Is Triple Glazing worth it? – Triple Glazing Cost

Triple glazed sealed units are more expensive than double glazed ones obviously.It works out as a simple extra square metre cost usually that we are happy as a company to show as an extra cost. In the UK houses lose up to 20% of heat through the windows alone, so some would say if you are changing your windows, then fitting the best insulated products is the most sensible thing to do. You then need to factor in the extra cost of triple glazing against the saving in heating bills, the payback time will certainly not be over-night, that said a customer once said to me “we would like to live as comfortably as possible, so we feel triple glazing is the right product for us”  The decision ultimately will be your own!

Triple Glazing is it a ‘green’ product? What about the carbon footprint?

Is triple glazing a green product? This will always be the most difficult question to answer.
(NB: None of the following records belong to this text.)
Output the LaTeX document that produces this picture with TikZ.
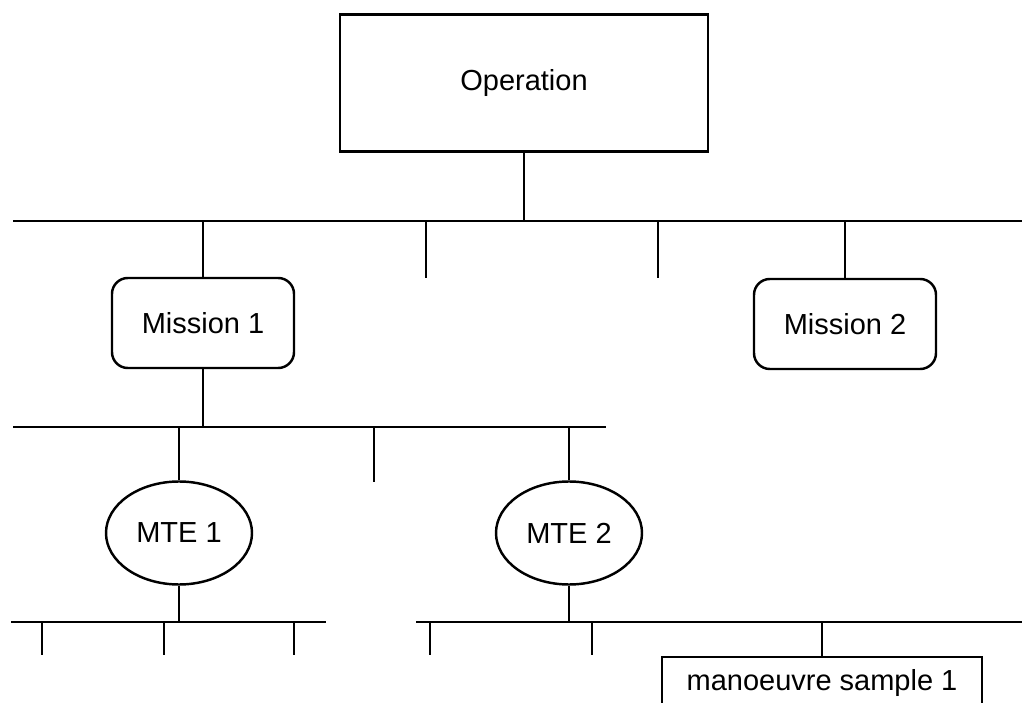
\documentclass[tikz,border=0pt]{standalone}
\usepackage{fontspec}
\setmainfont{Liberation Sans}
\usetikzlibrary{shapes}

\begin{document}
\begin{tikzpicture}[x=0.2mm, y=-0.2mm, line width=1.1pt,
every node/.style={font=\fontsize{16.5}{20}\selectfont},
opbox/.style={draw, line width=1.4pt, minimum width=7.36cm, minimum height=2.74cm},
mis/.style={draw, line width=1.4pt, rounded corners=9pt, minimum width=3.64cm, minimum height=1.8cm},
mte/.style={draw, ellipse, line width=1.4pt, inner sep=0, minimum width=2.92cm, minimum height=2.06cm},
smp/.style={draw, line width=1.4pt, minimum width=6.4cm, minimum height=1.04cm}]
	\useasboundingbox (0,0) rectangle (1022,703);
	\node[opbox] at (524,83) (op) {Operation};
	\node[mis] at (203,323) (m1) {Mission 1};
	\node[mis] at (845,324) (m2) {Mission 2};
	\node[mte] at (179,533) (mte1) {MTE 1};
	\node[mte] at (569,533) (mte2) {MTE 2};
	\node[smp] at (822,683) (ms1) {manoeuvre sample 1};
	% bus lines
	\coordinate (b1w) at (13,221); \coordinate (b1e) at (1022,221);
	\coordinate (b2w) at (13,427); \coordinate (b2e) at (606,427);
	\coordinate (b3w) at (11,622); \coordinate (b3e) at (326,622);
	\coordinate (b4w) at (416,622); \coordinate (b4e) at (1022,622);
	\draw (b1w) -- (b1e);
	\draw (b2w) -- (b2e);
	\draw (b3w) -- (b3e);
	\draw (b4w) -- (b4e);
	\draw (op) -- (op |- b1w);
	\draw (m1) -- (m1 |- b1w);
	\draw (m2) -- (m2 |- b1w);
	\draw (m1) -- (m1 |- b2w);
	\draw (mte1) -- (mte1 |- b2w);
	\draw (mte2) -- (mte2 |- b2w);
	\draw (mte1) -- (mte1 |- b3w);
	\draw (mte2) -- (mte2 |- b4w);
	\draw (ms1) -- (ms1 |- b4w);
	% open branches
	\foreach \x in {426,658} \draw (\x,221) -- (\x,278);
	\draw (374,427) -- (374,482);
	\foreach \x in {42,164,294,430,592} \draw (\x,622) -- (\x,655);
\end{tikzpicture}
\end{document}
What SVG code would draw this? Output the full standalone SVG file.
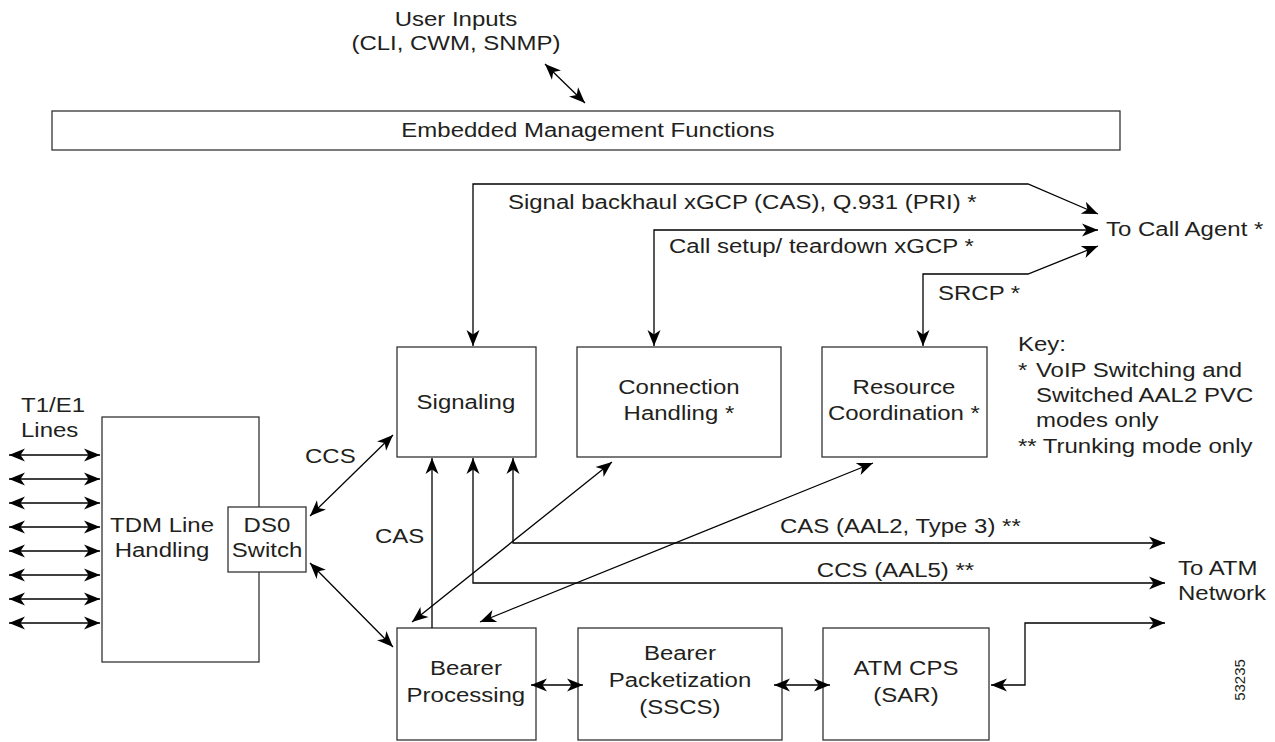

The energy and material required to manufacture glass and the sealed unit, including the extra spacer bar will add to the carbon footprint of the product.

Triple glazing sound insulation

The next thing you might find on the internet about triple glazing is improved sound insulation. There is a lot of misinformation out there and many claim it improves sound insulation because they believe three panes are better than two. Scientific tests would show that if all three panes are the same thickness of glass then the benefit to sound insulation is very marginally better at best.

If you introduce one different thickness of pane, say one pane of 6mm glass and two panes of 4mm then this would improve the sound insulation more, because the different thicknesses of glass will change the wavelength of the sound as it passes through the glass, thus reducing the sound transmittance. It would be worth pointing out at this stage that an open window will stop nothing and then there is my other pet-hate “trickle vents” that are notorious for leaking sound. That is a subject for another blog as there are better quality trickle vents on the market.